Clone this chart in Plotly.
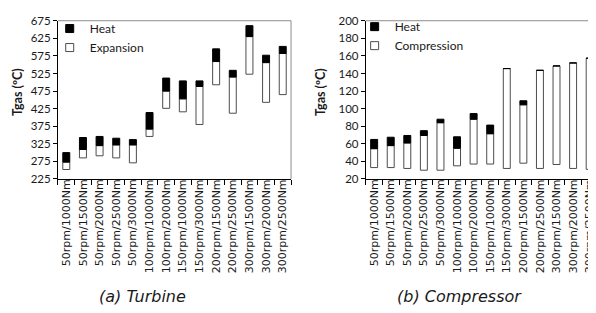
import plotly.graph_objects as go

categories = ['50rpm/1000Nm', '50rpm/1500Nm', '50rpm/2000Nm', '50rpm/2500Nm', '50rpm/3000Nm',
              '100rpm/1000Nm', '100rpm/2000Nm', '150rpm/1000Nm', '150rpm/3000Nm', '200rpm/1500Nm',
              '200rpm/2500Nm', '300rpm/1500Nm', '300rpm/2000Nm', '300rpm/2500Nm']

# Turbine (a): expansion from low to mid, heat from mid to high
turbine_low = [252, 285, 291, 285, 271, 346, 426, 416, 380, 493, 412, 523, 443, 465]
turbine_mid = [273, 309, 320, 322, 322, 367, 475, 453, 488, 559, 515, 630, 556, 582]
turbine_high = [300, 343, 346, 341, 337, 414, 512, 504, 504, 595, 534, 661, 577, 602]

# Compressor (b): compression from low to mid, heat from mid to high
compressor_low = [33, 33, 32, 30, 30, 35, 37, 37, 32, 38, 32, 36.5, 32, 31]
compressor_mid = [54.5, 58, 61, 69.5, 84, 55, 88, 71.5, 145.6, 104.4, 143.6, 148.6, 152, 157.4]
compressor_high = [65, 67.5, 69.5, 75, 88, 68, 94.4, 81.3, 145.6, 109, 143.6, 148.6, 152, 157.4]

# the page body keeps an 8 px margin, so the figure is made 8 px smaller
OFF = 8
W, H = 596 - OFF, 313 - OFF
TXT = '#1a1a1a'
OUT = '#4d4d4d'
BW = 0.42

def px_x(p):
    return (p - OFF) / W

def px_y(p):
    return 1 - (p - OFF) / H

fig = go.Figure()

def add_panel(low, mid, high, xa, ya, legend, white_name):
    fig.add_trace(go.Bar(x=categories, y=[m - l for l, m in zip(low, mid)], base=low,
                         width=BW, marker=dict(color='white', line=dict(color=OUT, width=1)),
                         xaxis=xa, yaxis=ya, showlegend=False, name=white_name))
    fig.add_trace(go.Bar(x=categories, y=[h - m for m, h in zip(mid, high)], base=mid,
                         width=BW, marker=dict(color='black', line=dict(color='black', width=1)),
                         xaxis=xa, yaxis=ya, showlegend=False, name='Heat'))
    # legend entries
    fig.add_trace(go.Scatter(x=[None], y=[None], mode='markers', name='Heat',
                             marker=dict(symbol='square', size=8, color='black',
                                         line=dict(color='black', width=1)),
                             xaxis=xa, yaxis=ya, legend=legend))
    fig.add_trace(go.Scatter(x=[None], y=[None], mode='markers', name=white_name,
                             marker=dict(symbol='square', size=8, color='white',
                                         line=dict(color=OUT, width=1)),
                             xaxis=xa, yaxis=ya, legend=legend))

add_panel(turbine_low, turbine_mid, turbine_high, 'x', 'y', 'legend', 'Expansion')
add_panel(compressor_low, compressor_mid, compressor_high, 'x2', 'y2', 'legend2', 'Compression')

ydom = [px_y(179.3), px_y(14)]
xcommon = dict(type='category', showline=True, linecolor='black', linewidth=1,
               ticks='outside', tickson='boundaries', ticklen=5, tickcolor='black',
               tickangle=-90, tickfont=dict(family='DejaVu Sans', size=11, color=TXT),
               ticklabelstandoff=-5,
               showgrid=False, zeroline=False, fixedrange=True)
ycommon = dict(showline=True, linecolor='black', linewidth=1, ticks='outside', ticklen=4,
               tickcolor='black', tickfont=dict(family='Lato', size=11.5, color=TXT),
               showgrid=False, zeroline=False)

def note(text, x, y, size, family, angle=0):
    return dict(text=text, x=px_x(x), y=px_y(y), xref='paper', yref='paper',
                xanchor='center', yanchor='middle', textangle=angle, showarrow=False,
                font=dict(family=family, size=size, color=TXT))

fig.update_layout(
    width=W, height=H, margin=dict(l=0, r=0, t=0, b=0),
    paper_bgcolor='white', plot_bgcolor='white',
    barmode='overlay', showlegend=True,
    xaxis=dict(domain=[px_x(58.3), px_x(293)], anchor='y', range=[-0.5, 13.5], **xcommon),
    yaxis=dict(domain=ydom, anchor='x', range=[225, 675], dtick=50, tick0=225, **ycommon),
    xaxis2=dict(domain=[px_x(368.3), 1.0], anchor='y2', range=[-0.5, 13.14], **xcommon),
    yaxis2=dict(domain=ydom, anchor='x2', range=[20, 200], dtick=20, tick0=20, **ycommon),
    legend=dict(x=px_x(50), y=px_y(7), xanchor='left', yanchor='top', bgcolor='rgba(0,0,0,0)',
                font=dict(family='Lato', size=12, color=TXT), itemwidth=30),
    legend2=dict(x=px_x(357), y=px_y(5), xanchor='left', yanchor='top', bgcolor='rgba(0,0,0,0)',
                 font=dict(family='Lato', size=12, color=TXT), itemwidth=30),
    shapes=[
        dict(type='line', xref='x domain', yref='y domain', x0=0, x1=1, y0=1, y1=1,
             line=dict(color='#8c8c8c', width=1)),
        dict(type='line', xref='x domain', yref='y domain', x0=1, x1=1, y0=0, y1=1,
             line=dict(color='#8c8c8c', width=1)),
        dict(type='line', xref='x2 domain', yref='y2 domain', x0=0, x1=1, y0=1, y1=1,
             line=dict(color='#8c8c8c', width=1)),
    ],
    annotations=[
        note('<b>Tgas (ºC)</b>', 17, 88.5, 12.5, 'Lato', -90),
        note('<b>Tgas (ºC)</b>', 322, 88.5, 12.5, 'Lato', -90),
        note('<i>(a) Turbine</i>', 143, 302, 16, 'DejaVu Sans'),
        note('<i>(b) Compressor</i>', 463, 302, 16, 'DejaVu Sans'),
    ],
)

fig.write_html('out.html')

--

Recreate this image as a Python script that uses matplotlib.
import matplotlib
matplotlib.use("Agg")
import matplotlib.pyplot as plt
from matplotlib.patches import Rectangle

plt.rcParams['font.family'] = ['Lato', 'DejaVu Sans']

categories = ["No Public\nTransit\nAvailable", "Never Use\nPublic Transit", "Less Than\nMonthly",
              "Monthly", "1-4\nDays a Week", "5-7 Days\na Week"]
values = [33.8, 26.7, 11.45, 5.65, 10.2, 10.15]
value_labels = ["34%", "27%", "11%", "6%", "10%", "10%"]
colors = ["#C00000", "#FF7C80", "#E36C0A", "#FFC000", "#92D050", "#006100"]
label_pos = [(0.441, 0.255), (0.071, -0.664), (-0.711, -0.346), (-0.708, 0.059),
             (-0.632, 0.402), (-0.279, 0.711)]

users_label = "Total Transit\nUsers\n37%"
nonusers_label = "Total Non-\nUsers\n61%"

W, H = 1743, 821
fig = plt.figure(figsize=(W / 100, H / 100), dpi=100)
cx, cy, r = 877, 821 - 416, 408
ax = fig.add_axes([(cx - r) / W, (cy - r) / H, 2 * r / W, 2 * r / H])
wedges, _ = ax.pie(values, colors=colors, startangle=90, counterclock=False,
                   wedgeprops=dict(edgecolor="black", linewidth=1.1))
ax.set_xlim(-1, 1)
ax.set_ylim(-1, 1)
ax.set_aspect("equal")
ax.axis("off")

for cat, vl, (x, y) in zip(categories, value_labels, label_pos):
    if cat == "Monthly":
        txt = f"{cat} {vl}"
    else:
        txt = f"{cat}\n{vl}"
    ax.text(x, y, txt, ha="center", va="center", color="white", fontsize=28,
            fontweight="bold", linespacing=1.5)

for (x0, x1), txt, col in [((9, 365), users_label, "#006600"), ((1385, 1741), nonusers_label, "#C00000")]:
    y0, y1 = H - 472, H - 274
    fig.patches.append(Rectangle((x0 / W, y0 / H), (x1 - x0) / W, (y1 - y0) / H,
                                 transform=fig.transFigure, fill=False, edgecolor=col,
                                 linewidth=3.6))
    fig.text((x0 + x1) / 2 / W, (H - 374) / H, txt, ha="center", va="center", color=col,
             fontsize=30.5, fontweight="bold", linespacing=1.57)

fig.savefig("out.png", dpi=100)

---

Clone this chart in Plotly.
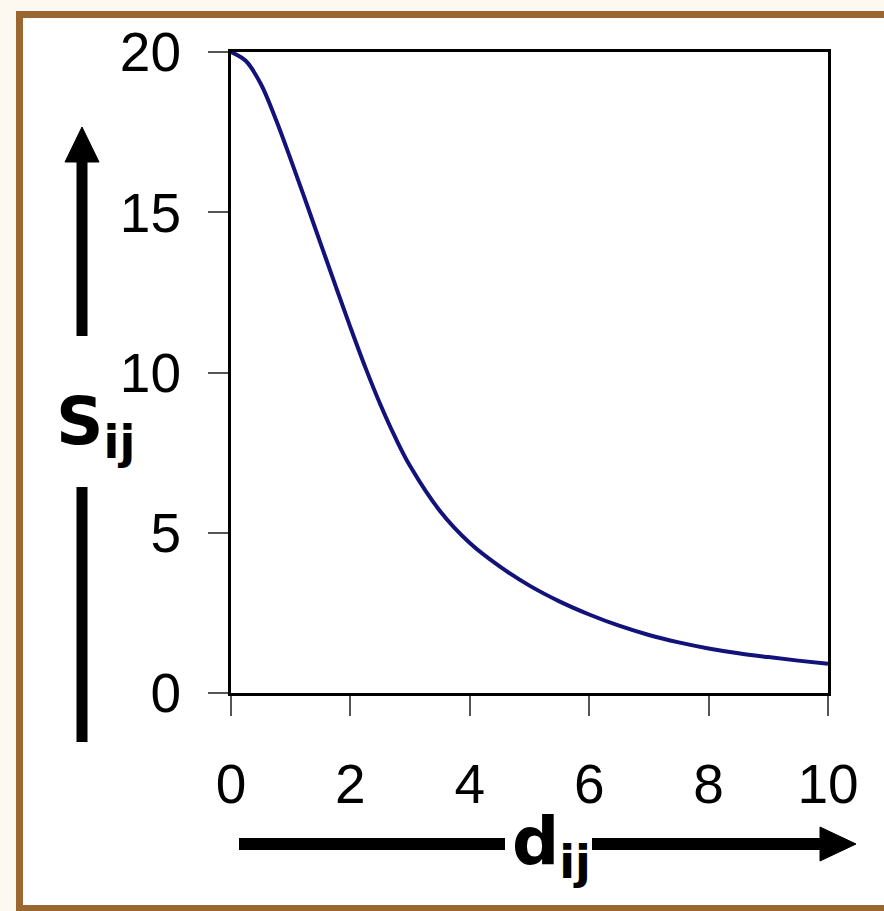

__Short problem__:
Copy each line of the records containing the string "matplotlib".

__Worked solution__:
Recreate this image as a Python script that uses matplotlib.
import matplotlib
matplotlib.use("Agg")
import matplotlib.pyplot as plt
from matplotlib.patches import Rectangle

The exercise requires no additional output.